Georgetown remains a true oddity among Gold Rush towns in that it represented in its heyday the first concerted effort at civic planning, and the vestiges of that experiment endure. When the original canvas-and-log gold camp burned to the ground, as they did with disturbing frequency, the inhabitants used the opportunity to lay out a grand town plan that envisioned a metropolis of substance and regional prominence. That bright promise never amounted to much, but as a result the town sports a grand main street 100 feet wide. These days that grandeur just comes off as odd, with a row of parking spaces down the center even though nobody much parks anywhere downtown, and there’s the appearance of vehicles just abandoned in the street.

This is another town I haven’t visited in a number of years, and what I remember best of it is the Georgetown Hotel, a popular biker bar in these parts and a place with a history in every sense of the word. Back then the hotel was in a marvelously run-down state, exuding history, and now I’m delighted to discover it has somehow bucked the gentrification trends of the Gold Country and retained its dilapidated charm. And it has rooms available, and I’m looking for lodging since the sun’s going down and the only options from here are down the other side of the Divide in Placerville, which is beginning to feel the encroachment of the aforementioned Sacramento sprawl, and me and Uly are doing our damnedest to prolong the sense of high-country isolation and adventure.

I inquire about the rooms, the bartender, a taciturn fellow by the name of Benny, tries to talk me out of the crazy notion. There’s a modern motel right up the road, he suggests. Here you get no phone, no television, and the one room with its own bathroom is right above the bar, and the bar might get rowdy and stay open late. Still interested?

More than ever. And especially because it’s also noted that this place is allegedly haunted. It even has an official certificate to that effect issued by an official psychic who specializes in these things. It’s also an easy matter to register, since the registration desk is, in fact, the bar, and above the cash register the room keys hang on a pegboard. They’re skeleton keys. Authentic ones, and it’s apparent the locks around here haven’t been changed in over a century.

When I naturally suspect the rooms are maintained merely as a courtesy to overserved barflies, but that proves not to be the case. I check out the room and find it large and clean and furnished with gorgeous antiques—a huge bureau with a beveled vanity mirror and a marvelous old sleigh bed. The price of all this authenticity is $60 for the night, payable on the bar tab.

As it turns out, I’m the only lodger besides Benny the bartender, who happens to live up there, and curious about the whole haunted hotel history, I ask him if he’s ever experienced any ectoplasmic manifestations. At which Benny scowls, dumps my drink and cuts me off. Until, that is, I explain that I’m talking about seeing ghosts and such and not about medical conditions of a personal nature. He tells me that he has. He tells me this in the exact tone of voice you would expect from a taciturn bartender answering the stupid question of a gullible tourist.
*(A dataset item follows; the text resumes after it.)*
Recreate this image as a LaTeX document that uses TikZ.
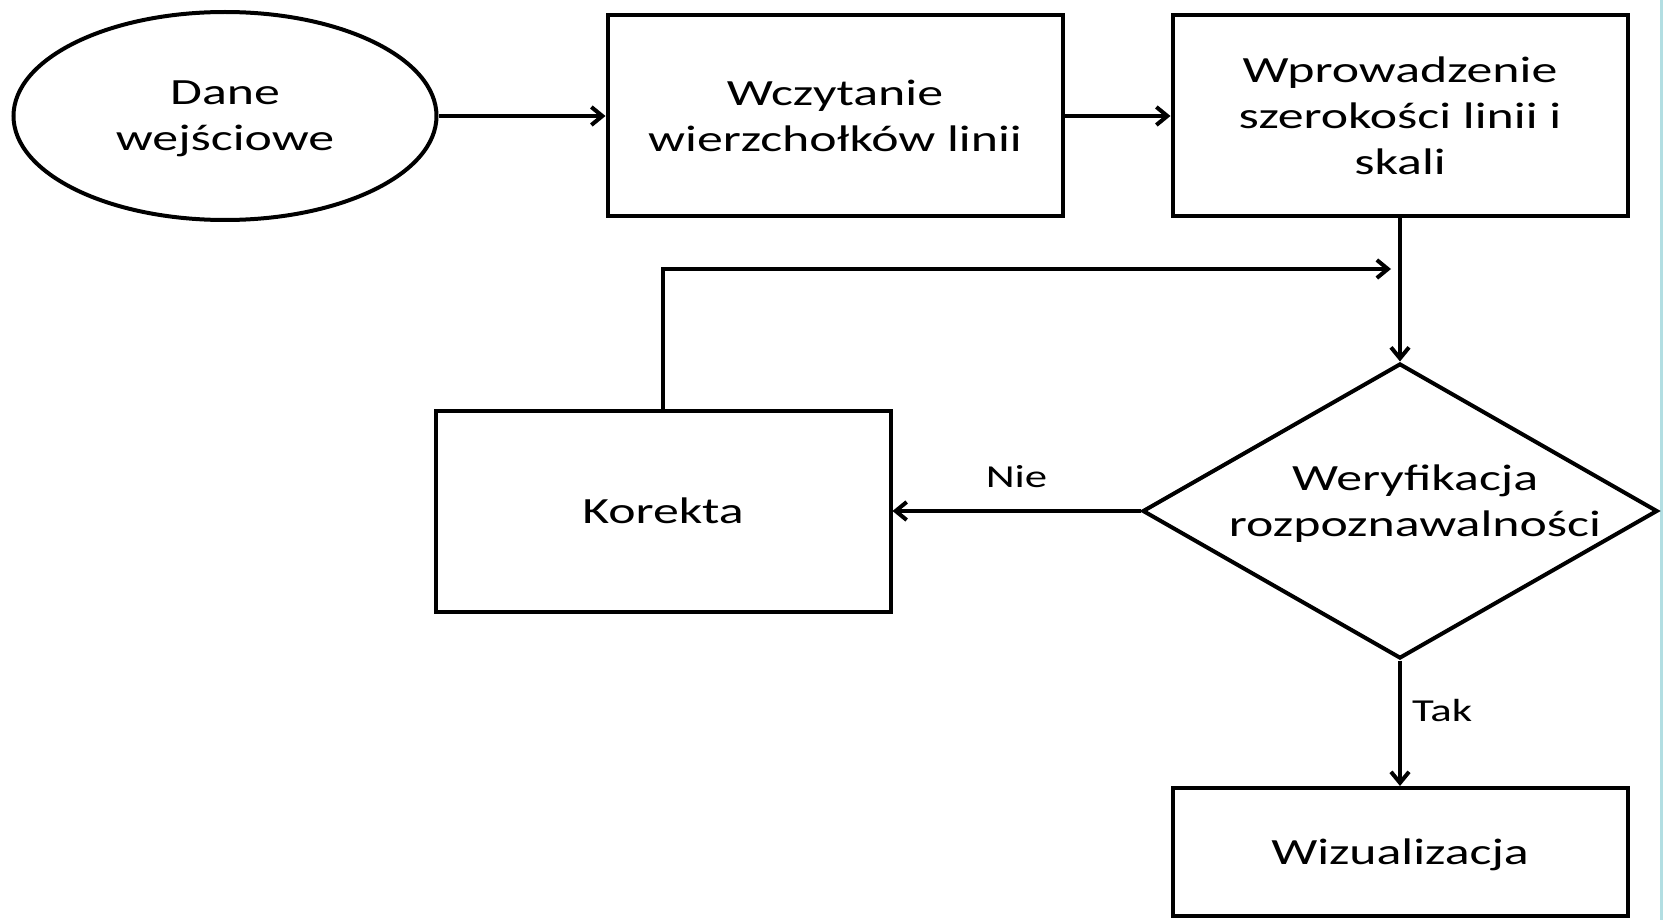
\documentclass[tikz,border=0pt]{standalone}
\usepackage{fontspec}
\setmainfont{Carlito}[FakeStretch=1.40]
\usetikzlibrary{shapes.geometric,arrows.meta}
\definecolor{edgeteal}{RGB}{178,222,226}
\tikzset{
  every node/.style={font=\fontsize{37}{46}\selectfont, align=center, inner sep=0pt},
  boxnode/.style={draw, rectangle, line width=4pt, minimum width=455pt, minimum height=201pt},
  ovalnode/.style={draw, ellipse, line width=4pt, minimum width=423pt, minimum height=208pt},
  dianode/.style={draw, diamond, line width=4pt, minimum width=515pt, minimum height=295pt},
  conn/.style={line width=4pt, -{Straight Barb[length=11pt,width=18pt,line width=4pt]}},
  lbl/.style={font=\fontsize{32}{40}\selectfont}
}
\begin{document}
\begin{tikzpicture}[x=1pt,y=-1pt]
\useasboundingbox (0,0) rectangle (1663,920);
\fill[white] (0,0) rectangle (1663,920);
\fill[edgeteal] (1660,0) rectangle (1663,920);

\node[ovalnode] (dane) at (225,116) {};
\node (danet) at (225,119) {Dane\\wejściowe};
\node[boxnode] (wcz) at (835,116) {Wczytanie\\wierzchołków linii};
\node[boxnode] (wpr) at (1400,116) {Wprowadzenie\\szerokości linii i\\skali};
\node[dianode] (wer) at (1400,511) {};
\node (wert) at (1415,504) {Weryfikacja\\rozpoznawalności};
\node[boxnode] (kor) at (663,511) {Korekta};
\node[boxnode, minimum height=128pt, text depth=0pt] (wiz) at (1400,852) {Wizualizacja};
\coordinate (fb) at (1391,269);

\draw[conn] (dane.east) -- (wcz.west);
\draw[conn] (wcz.east) -- (wpr.west);
\draw[conn] (wpr.south) -- (wer.north);
\draw[conn] (wer.west) -- node[lbl, above=21pt] (nie) {Nie} (kor.east);
\draw[conn] (wer.south) -- node[lbl, right=10pt, pos=0.4] (tak) {Tak} (wiz.north);
\draw[conn] (kor.north) |- (fb);
\end{tikzpicture}
\end{document}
That night I’m spooked by the sounds of plumbing even older than the furniture.

The morning finally comes and despite still being up above 2,600 feet, it comes warm enough to ride out early, and I haul Uly’s saddlebags and sundry other gear down from the room, put on a mess of clothes and head out down 193. Before long we plunge into the gorge on the south side of the divide and up to Placerville. For the first time on our trip we get on four lanes for the miles to Sacramento, and me and Uly sigh as civilization and reality rear. We hit the back roads once more at Davis and trace Highway 128, where we can get on a back road once more for the final push back over the Mayacamas and home.

And as we pull into the driveway, the feeling that we haven’t had our fill of adventure yet is almost overwhelming. The weather’s fine and there’s still daylight and Uly says: “What are we stopping for?”

And I respond: “We have to unload the sleigh bed.”